— Begin —
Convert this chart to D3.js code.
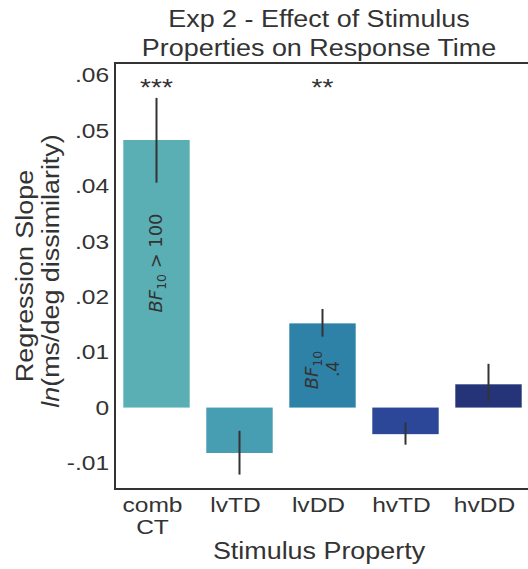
<!DOCTYPE html>
<html>
<head>
<meta charset="utf-8">
<script src="https://cdn.jsdelivr.net/npm/d3@7"></script>
<style>
  html, body { margin: 0; padding: 0; background: #fff; }
  svg { display: block; font-family: "Liberation Sans", Arial, sans-serif; }
</style>
</head>
<body>
<svg id="chart" width="528" height="569"></svg>
<script>
// ---- data ----
const categories = ["comb CT", "lvTD", "lvDD", "hvTD", "hvDD"];
const slopes = [0.0483, -0.0082, 0.0152, -0.0048, 0.0042];
const errTop = [0.0559, -0.0042, 0.0178, -0.0027, 0.0079];
const errBottom = [0.0406, -0.0121, 0.0128, -0.0067, 0.0011];
const barColors = ["#5aafb5", "#479db2", "#2e82a8", "#2c4797", "#253479"];
const significance = ["***", "", "**", "", ""];
const yTicks = [-0.01, 0, 0.01, 0.02, 0.03, 0.04, 0.05, 0.06];
const yTickLabels = ["-.01", "0", ".01", ".02", ".03", ".04", ".05", ".06"];

const svg = d3.select("#chart");
const mLeft = 115, mRight = 530, mTop = 63, mBottom = 489;
const ink = "#333";
const SX = 1.17; // horizontal stretch of the reference's lettering

function hText(parent, x0, y0, size, anchor) {
  return parent.append("text")
    .attr("transform", `translate(${x0},${y0}) scale(${SX},1)`)
    .attr("text-anchor", anchor || "middle")
    .attr("font-size", size)
    .attr("fill", ink);
}

const x = d3.scaleBand().domain(categories).range([mLeft, mRight]).paddingInner(0.2).paddingOuter(0.1);
const y = d3.scaleLinear().domain([-0.0147, 0.0622]).range([mBottom, mTop]);

// bars
svg.append("g").selectAll("rect").data(categories).join("rect")
  .attr("x", d => x(d))
  .attr("width", x.bandwidth())
  .attr("y", (d, i) => y(Math.max(0, slopes[i])))
  .attr("height", (d, i) => Math.abs(y(slopes[i]) - y(0)))
  .attr("fill", (d, i) => barColors[i]);

// error bars
svg.append("g").selectAll("line").data(categories).join("line")
  .attr("x1", d => x(d) + x.bandwidth() / 2)
  .attr("x2", d => x(d) + x.bandwidth() / 2)
  .attr("y1", (d, i) => y(errTop[i]))
  .attr("y2", (d, i) => y(errBottom[i]))
  .attr("stroke", ink).attr("stroke-width", 2);

// significance stars
const sg = svg.append("g");
categories.forEach((c, i) => {
  if (significance[i]) hText(sg, x(c) + x.bandwidth() / 2, 96, 24).text(significance[i]);
});

// y axis
const yAxis = d3.axisLeft(y).tickValues(yTicks).tickSize(0).tickPadding(5)
  .tickFormat((d, i) => yTickLabels[i]);
const gy = svg.append("g").attr("transform", `translate(${mLeft},0)`).call(yAxis);
gy.select(".domain").remove();
gy.selectAll("text").attr("font-size", 21).attr("fill", ink)
  .attr("font-family", "Liberation Sans, Arial, sans-serif")
  .attr("transform", `scale(${SX},1)`);

// frame
svg.append("path")
  .attr("d", `M${mRight},${mTop}H${mLeft}V${mBottom}H${mRight}`)
  .attr("fill", "none").attr("stroke", ink).attr("stroke-width", 2);

// x tick labels
const xl = svg.append("g");
categories.forEach(c => {
  const cx = x(c) + x.bandwidth() / 2 - 4;
  const t = hText(xl, cx, 512, 21);
  c.split(" ").forEach((part, j) => {
    t.append("tspan").attr("x", 0).attr("dy", j === 0 ? 0 : 22).text(part);
  });
});

// x axis title
hText(svg, 319, 559, 23).text("Stimulus Property");

// title
hText(svg, 319, 27, 23).text("Exp 2 - Effect of Stimulus");
hText(svg, 319, 56, 23).text("Properties on Response Time");

// y axis title
svg.append("text").attr("transform", `translate(33,276) rotate(-90) scale(${SX},1)`)
  .attr("text-anchor", "middle").attr("font-size", 23).attr("fill", ink).text("Regression Slope");
const yt2 = svg.append("text").attr("transform", `translate(59,271) rotate(-90) scale(${SX},1)`)
  .attr("text-anchor", "middle").attr("font-size", 23).attr("fill", ink);
yt2.append("tspan").attr("font-style", "italic").text("ln");
yt2.append("tspan").text("(ms/deg dissimilarity)");

// Bayes factor annotations
function bf(g, xc, yc, suffix, size) {
  const t = g.append("text").attr("transform", `translate(${xc},${yc}) rotate(-90) scale(1.05,1)`)
    .attr("text-anchor", "middle").attr("font-size", size).attr("fill", ink)
    .attr("font-family", "DejaVu Sans, sans-serif");
  t.append("tspan").attr("font-style", "italic").text("BF");
  t.append("tspan").attr("font-size", size * 0.7).attr("dy", 4).text("10");
  if (suffix) t.append("tspan").attr("dy", -4).text(suffix);
  return t;
}
const ann = svg.append("g");
const c0 = x(categories[0]) + x.bandwidth() / 2;
bf(ann, c0 + 5, 263, " > 100", 17);
const c2 = x(categories[2]) + x.bandwidth() / 2;
bf(ann, c2 - 5, 370, "", 17);
ann.append("text").attr("transform", `translate(${c2 + 16},369) rotate(-90)`)
  .attr("text-anchor", "middle").attr("font-size", 17).attr("fill", ink)
  .attr("font-family", "DejaVu Sans, sans-serif").text(".4");
</script>
</body>
</html>
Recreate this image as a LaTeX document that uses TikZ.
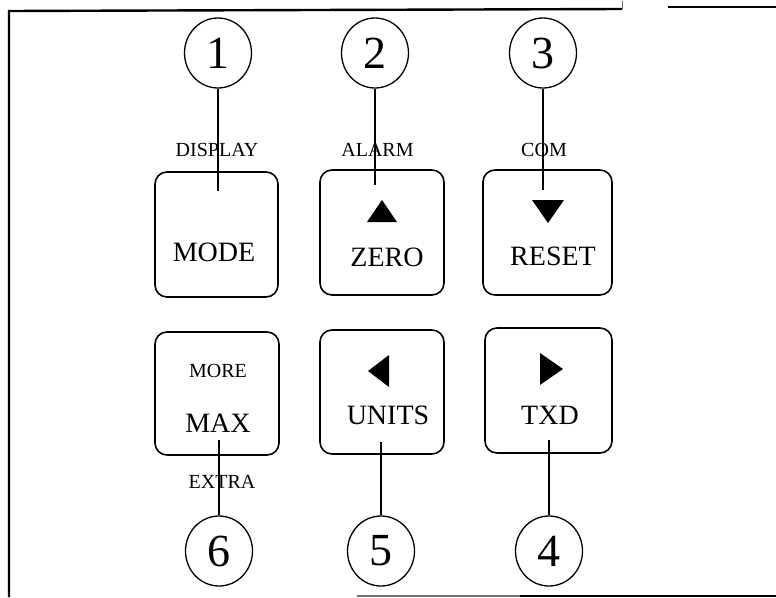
\documentclass[tikz,border=0pt]{standalone}
\usepackage{fontspec}
\setmainfont{Liberation Serif}
\usetikzlibrary{shapes.geometric}
\begin{document}
\begin{tikzpicture}[x=1pt,y=-1pt,
  keybox/.style={draw,line width=1.6pt,rounded corners=12pt,inner sep=0pt},
  numcirc/.style={draw,ellipse,line width=1.3pt,minimum width=67pt,minimum height=70pt,inner sep=0pt,font=\fontsize{46}{48}\selectfont},
  keylabel/.style={inner sep=0pt,font=\fontsize{28}{30}\selectfont},
  sublabel/.style={inner sep=0pt,font=\fontsize{20}{22}\selectfont},
  lead/.style={line width=1.3pt},
  frame/.style={line width=2.4pt},
  tri/.style={fill=black}]
\useasboundingbox (0,0) rectangle (776,597);
% frame
\draw[frame] (9,597) -- (9,11) -- (622,9);
\draw[line width=0.8pt,black!60] (622,1) -- (622,9);
\draw[frame] (668,7) -- (776,7);
\draw[line width=1.6pt,black!55] (357,596) -- (520,596);
\draw[frame] (520,596) -- (776,596);
% key boxes
\node[keybox,minimum width=123pt,minimum height=125pt] (bMode)  at (216.5,234.5) {};
\node[keybox,minimum width=124pt,minimum height=125pt] (bZero)  at (382,232.5) {};
\node[keybox,minimum width=129pt,minimum height=125pt] (bReset) at (547.5,232.5) {};
\node[keybox,minimum width=124pt,minimum height=123pt] (bMax)   at (217,393.5) {};
\node[keybox,minimum width=124pt,minimum height=124pt] (bUnits) at (382,392) {};
\node[keybox,minimum width=127pt,minimum height=125pt] (bTxd)   at (548.5,390.5) {};
% key labels
\node[keylabel] (tMode)  at (214,252) {MODE};
\node[keylabel] (tZero)  at (387,257) {ZERO};
\node[keylabel] (tReset) at (553,256) {RESET};
\node[keylabel] (tMax)   at (218,423) {MAX};
\node[keylabel] (tUnits) at (388,415) {UNITS};
\node[keylabel] (tTxd)   at (550,415) {TXD};
% secondary labels
\node[sublabel] (sDisplay) at (217,150) {DISPLAY};
\node[sublabel] (sAlarm)   at (377.5,150) {ALARM};
\node[sublabel] (sCom)     at (544,150) {COM};
\node[sublabel] (sMore)    at (218,371) {MORE};
\node[sublabel] (sExtra)   at (222,482) {EXTRA};
% arrow symbols
\path[tri] (367,222) -- (382,200) -- (397,222) -- cycle;
\path[tri] (532,200) -- (564,200) -- (548,223) -- cycle;
\path[tri] (368,371) -- (389,355) -- (389,387) -- cycle;
\path[tri] (540,353) -- (563,369) -- (540,385) -- cycle;
% number circles
\node[numcirc] (c1) at (218,53) {1};
\node[numcirc] (c2) at (375,53) {2};
\node[numcirc] (c3) at (543,53) {3};
\node[numcirc] (c6) at (219,551) {6};
\node[numcirc] (c5) at (381,551) {5};
\node[numcirc] (c4) at (549,551) {4};
% leader ends
\coordinate (e1) at (218,191);
\coordinate (e2) at (375,185);
\coordinate (e3) at (543,190);
\coordinate (e6) at (219,440);
\coordinate (e5) at (381,442);
\coordinate (e4) at (549,440);
\draw[lead] (c1) -- (e1);
\draw[lead] (c2) -- (e2);
\draw[lead] (c3) -- (e3);
\draw[lead] (c6) -- (e6);
\draw[lead] (c5) -- (e5);
\draw[lead] (c4) -- (e4);
\end{tikzpicture}
\end{document}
— End —
> [Task instructions] Check each line of the data above for the string "chart" and report only how many lines have it.

> [Solution for this problem] 3